Like the Dead Kennedys, the Counter Elites yell and preach political slogans, yet it isn’t particularly clear what they’re yelling and preaching about. Ask Berz about his politics and it doesn’t become any clearer. He defines himself as a “staunch individualist,” a top vs. bottom guy rather than left vs. right. He believes the majority of the disagreements between parties are manufactured and, as a result, more serious issues are ignored — and he has a point.
“Any kind of anti-democratic concentration of power is dangerous,” says Berz. “I don’t claim to know anything. What we’d rather do with this group is get people curious, asking questions. In our lyrics, we ask more questions than we proclaim answers. It’s like the Socratic [method]: ‘All I know is that I don’t know nothing.’”
After listening to the debut Are You a Counter Elite? album, you might think you’ve got this band’s number. You might also think you know what these two guys are all about; and you’d be wrong. The first album was recorded quickly with one microphone, but the forthcoming second record will likely be more polished.
“We might actually mic the drums,” says Berz. “We’re going to demo the whole record. The main reason we’re taking a break after this Lager House show is because Shaun’s having a baby in February. He’s going to figure out how to be a dad. At the same time, I’m going to demo the next record and then when we’re ready, we’ll just start chipping away at it. I want the second album to be a significant step up.”

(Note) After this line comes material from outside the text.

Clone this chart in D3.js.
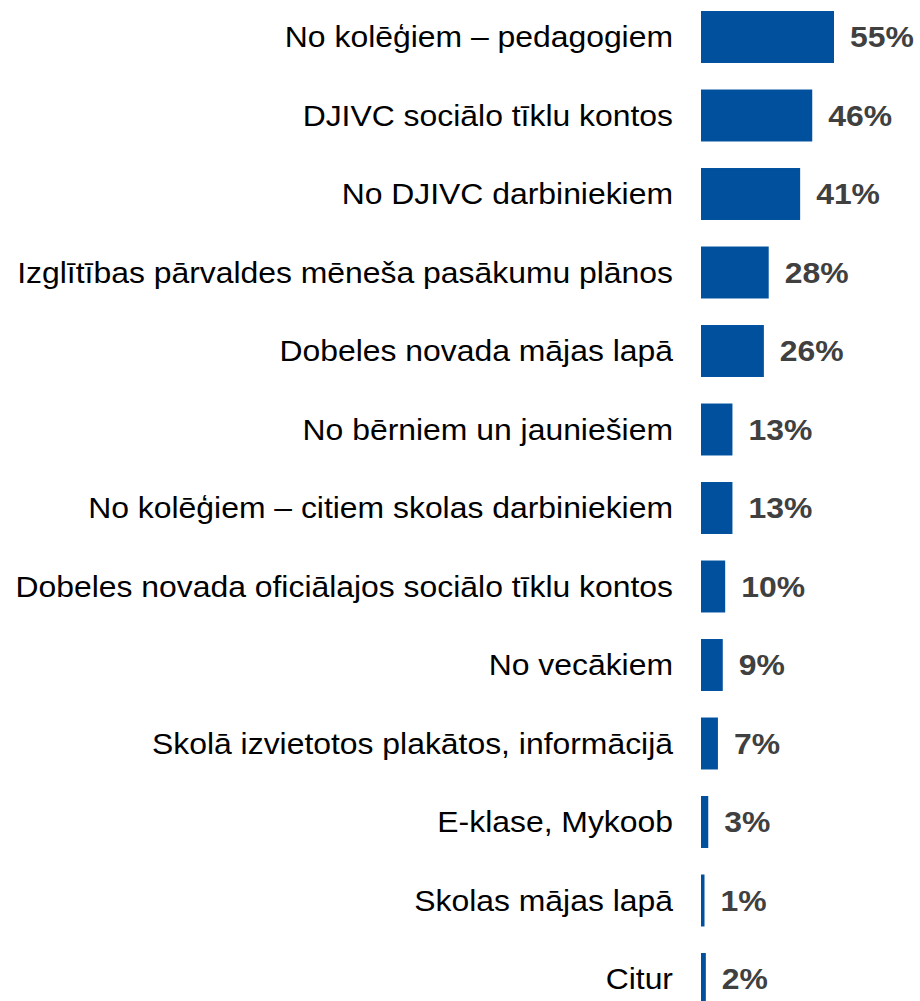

The band had a bunch of newer songs written when they recorded the first record, but they decided to use the Ramones model. The Ramones wrote their first two records at once and then, for the first record, they put out the first songs they wrote, so the second record would see that significant jump in quality.
“We really did save all of the second batch for the second record,” says Berz. “It’s going to be different and there’s a lot more going on. We have a surf rock song, blues, all over the place. We’re going to take our time. Maybe it’ll be out by summer.”
This weekend, the Counter Elites play PJ’s Lager House with Almost Free, among others. Asked what we can expect from the show, even the guys don’t really know how to answer.
“We’re going to play a lot of new songs,” says Berz. “After that, we’re going to take over the world. We’re making bumper stickers. I have one that says ‘Genocide for Emperor’ and one that says ‘Semiautomatic for Dictator.’ Our platform is going to be as ridiculous as we can be.”
Sounds about right.
The Counter Elites play with Almost Free, Inflatable Best Friend and High Arrow at 9 p.m. on Sat., Jan. 11, at PJ’s Lager House; 1254 Michigan Ave., Detroit; 313-961-4668; $5.